The cost of professional SOP development ranges from $500-2,000 per procedure for consultant-written documentation. For most small businesses, the DIY approach using the 30-minute method described above is more than sufficient.
4Sources
- 01SBA: Write Your Business Plan — U.S. Small Business Administration
- 02NIST: Baldrige Excellence Framework — National Institute of Standards and Technology
- 03ASQ: Quality Resources - Process Management — American Society for Quality
- 04OSHA: Recommended Practices for Safety and Health Programs — Occupational Safety and Health Administration
Frequently Asked Questions
What are the most important SOPs for a small business?
Every small business needs SOPs for customer onboarding, billing and collections, employee onboarding, and emergency procedures at minimum. Service businesses should also document their core service delivery process. Start with the processes that cause the most errors or customer complaints.
How long should a standard operating procedure be?
A good SOP for a routine task should be one to two pages maximum. If it runs longer, break it into sub-procedures. The goal is clarity, not comprehensiveness. Include numbered steps, photos where helpful, and skip the filler.
How often should SOPs be updated?
Review every SOP at least once per year, and update immediately when processes change.
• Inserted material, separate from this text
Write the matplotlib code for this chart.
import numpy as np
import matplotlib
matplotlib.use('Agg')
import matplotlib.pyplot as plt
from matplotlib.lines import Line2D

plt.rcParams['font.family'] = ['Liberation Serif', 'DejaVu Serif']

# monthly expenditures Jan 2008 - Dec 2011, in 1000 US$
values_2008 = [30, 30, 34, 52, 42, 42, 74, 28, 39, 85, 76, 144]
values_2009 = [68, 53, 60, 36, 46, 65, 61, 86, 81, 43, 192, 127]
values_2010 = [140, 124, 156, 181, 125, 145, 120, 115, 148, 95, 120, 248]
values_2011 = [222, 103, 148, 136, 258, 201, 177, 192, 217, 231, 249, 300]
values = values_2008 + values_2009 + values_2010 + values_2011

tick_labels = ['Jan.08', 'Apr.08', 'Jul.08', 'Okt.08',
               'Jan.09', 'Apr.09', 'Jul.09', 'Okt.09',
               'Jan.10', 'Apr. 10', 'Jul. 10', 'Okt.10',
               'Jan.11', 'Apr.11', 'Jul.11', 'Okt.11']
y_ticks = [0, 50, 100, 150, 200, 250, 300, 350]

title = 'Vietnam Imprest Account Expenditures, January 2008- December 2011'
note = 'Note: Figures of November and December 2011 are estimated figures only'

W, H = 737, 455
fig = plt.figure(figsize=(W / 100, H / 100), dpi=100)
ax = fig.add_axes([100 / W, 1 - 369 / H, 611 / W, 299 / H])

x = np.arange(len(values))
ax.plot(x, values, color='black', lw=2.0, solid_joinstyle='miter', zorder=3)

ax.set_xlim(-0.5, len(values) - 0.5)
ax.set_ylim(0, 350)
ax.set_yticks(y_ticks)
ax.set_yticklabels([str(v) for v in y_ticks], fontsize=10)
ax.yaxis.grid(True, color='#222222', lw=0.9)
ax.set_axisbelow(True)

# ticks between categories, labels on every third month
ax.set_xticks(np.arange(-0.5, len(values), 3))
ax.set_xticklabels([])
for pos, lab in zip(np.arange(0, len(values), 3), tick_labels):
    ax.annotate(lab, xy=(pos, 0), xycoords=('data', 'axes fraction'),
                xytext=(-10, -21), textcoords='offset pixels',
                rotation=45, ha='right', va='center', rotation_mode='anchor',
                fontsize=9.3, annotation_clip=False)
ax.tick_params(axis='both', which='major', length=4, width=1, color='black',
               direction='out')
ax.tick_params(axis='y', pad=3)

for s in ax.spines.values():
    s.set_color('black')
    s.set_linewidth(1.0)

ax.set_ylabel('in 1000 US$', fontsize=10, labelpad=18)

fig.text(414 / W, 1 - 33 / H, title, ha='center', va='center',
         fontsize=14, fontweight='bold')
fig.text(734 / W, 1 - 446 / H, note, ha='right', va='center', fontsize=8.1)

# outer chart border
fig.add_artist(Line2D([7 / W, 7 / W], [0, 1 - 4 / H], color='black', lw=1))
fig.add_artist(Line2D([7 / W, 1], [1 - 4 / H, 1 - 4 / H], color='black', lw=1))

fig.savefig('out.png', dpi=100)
Assign an owner to each SOP who is responsible for keeping it current. An outdated SOP that references tools or steps you no longer use is worse than no SOP at all.
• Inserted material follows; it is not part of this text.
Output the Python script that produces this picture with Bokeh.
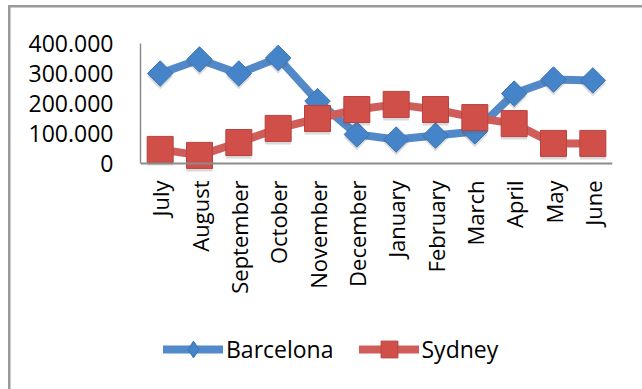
import math

from bokeh.embed import file_html
from bokeh.models import (FixedTicker, Legend, LegendItem, Range1d,
                          ColumnDataSource)
from bokeh.plotting import figure
from bokeh.resources import INLINE
from bokeh.transform import dodge

# Monthly visitor figures for the two cities
months = ["July", "August", "September", "October", "November", "December",
          "January", "February", "March", "April", "May", "June"]
barcelona = [300000, 347000, 300000, 352000, 208000, 97000,
             80000, 93000, 107000, 233000, 280000, 277000]
sydney = [47000, 27000, 70000, 117000, 150000, 180000,
          197000, 180000, 153000, 133000, 67000, 67000]
series_names = ["Barcelona", "Sydney"]
y_ticks = [0, 100000, 200000, 300000, 400000]
y_tick_labels = ["0", "100.000", "200.000", "300.000", "400.000"]

FONT = "Open Sans"
BLUE_LINE = "#5289c8"
BLUE_FILL = "#4684c9"
BLUE_EDGE = "#3d74b3"
RED_LINE = "#cf5e5a"
RED_FILL = "#d04f49"
RED_EDGE = "#b8433e"
SHADOW = "#555555"
AXIS_GREY = "#8c8c8c"
FRAME_GREY = "#9a9a9a"

# canvas geometry (px)
W, H = 642, 389
PLOT_TOP, AXIS_TOP, AXIS_ZERO = 37, 43, 163
Y_MAX = y_ticks[-1]
px_per_unit = (AXIS_ZERO - AXIS_TOP) / Y_MAX
y_hi = Y_MAX + (AXIS_TOP - PLOT_TOP) / px_per_unit
y_lo = -(H - AXIS_ZERO) / px_per_unit
shadow_shift = -3 / px_per_unit   # drop shadow 3 px below each marker

source = ColumnDataSource(data=dict(month=months, barcelona=barcelona, sydney=sydney))

# thin grey frame around the chart area, painted behind a transparent canvas
frame_css = (
    f"linear-gradient({FRAME_GREY},{FRAME_GREY}) 7.5px 5px / 2.5px 100% no-repeat, "
    f"linear-gradient({FRAME_GREY},{FRAME_GREY}) 7.5px 5px / 100% 2.5px no-repeat, "
    "white"
)

p = figure(width=W, height=H, x_range=months, y_range=Range1d(y_lo, y_hi),
           output_backend="svg", toolbar_location=None, title=None,
           min_border_left=140, min_border_right=30,
           min_border_top=PLOT_TOP, min_border_bottom=0,
           styles={"background": frame_css})
p.x_range.range_padding = 0
p.outline_line_color = None
p.xgrid.visible = False
p.ygrid.visible = False
p.background_fill_color = "white"
p.border_fill_alpha = 0

# value axis
p.yaxis.ticker = FixedTicker(ticks=y_ticks)
p.yaxis.major_label_overrides = dict(zip(y_ticks, y_tick_labels))
p.yaxis.bounds = (0, Y_MAX)
p.yaxis.axis_line_color = AXIS_GREY
p.yaxis.axis_line_width = 1.5
p.yaxis.major_tick_in = 0
p.yaxis.major_tick_out = 0
p.yaxis.minor_tick_line_color = None
p.yaxis.major_label_standoff = 27
p.yaxis.major_label_text_font = FONT
p.yaxis.major_label_text_font_size = "23px"
p.yaxis.major_label_text_color = "black"

# category axis sits on the zero line
p.xaxis.fixed_location = 0
p.xaxis.axis_line_color = AXIS_GREY
p.xaxis.axis_line_width = 2
p.xaxis.major_tick_in = 0
p.xaxis.major_tick_out = 0
p.xaxis.major_label_orientation = math.pi / 2
p.xaxis.major_label_standoff = 17
p.xaxis.major_label_text_font = FONT
p.xaxis.major_label_text_font_size = "22px"
p.xaxis.major_label_text_color = "black"

# Barcelona series
bl = p.line(x="month", y="barcelona", source=source, line_width=8,
            line_color=BLUE_LINE, line_join="round", line_cap="round")
p.scatter(x="month", y=dodge("barcelona", shadow_shift), source=source,
          marker="square", size=18, angle=math.pi / 4,
          fill_color=SHADOW, fill_alpha=0.22, line_color=None)
bm = p.scatter(x="month", y="barcelona", source=source, marker="square",
               size=18, angle=math.pi / 4, fill_color=BLUE_FILL,
               line_color=BLUE_EDGE, line_width=1)
# legend swatch: a slim diamond, not drawn on the plot itself
b_key = p.scatter(x="month", y="barcelona", source=source, marker="diamond",
                  size=18, fill_color=BLUE_FILL, line_color=BLUE_EDGE,
                  line_width=1, visible=False)

# Sydney series
rl = p.line(x="month", y="sydney", source=source, line_width=8,
            line_color=RED_LINE, line_join="round", line_cap="round")
p.scatter(x="month", y=dodge("sydney", shadow_shift), source=source,
          marker="square", size=26, fill_color=SHADOW, fill_alpha=0.22,
          line_color=None)
rm = p.scatter(x="month", y="sydney", source=source, marker="square",
               size=26, fill_color=RED_FILL, line_color=RED_EDGE, line_width=1)

legend = Legend(items=[LegendItem(label=series_names[0], renderers=[bl, b_key]),
                       LegendItem(label=series_names[1], renderers=[rl, rm])],
                location=(23, 19), orientation="horizontal",
                glyph_width=60, glyph_height=42, label_standoff=3, spacing=25,
                padding=0, margin=0, border_line_color=None,
                background_fill_alpha=0, inactive_fill_alpha=0,
                label_text_font=FONT, label_text_font_size="23px",
                label_text_color="black")
p.add_layout(legend)

open("out.html", "w").write(file_html(p, INLINE))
Do SOPs increase business value when selling?
Yes. Documented processes are one of the top factors buyers evaluate. A business with 30-50 solid SOPs can command a 15-30% higher valuation because it demonstrates the business can operate without the owner. Buyers call this 'owner independence.'
What is the easiest way to create an SOP?
Record your best employee performing the task while narrating each step using a phone camera. Transcribe the recording into numbered steps, then have a different employee follow it. Where they get confused, add more detail. This 30-minute method works for any process.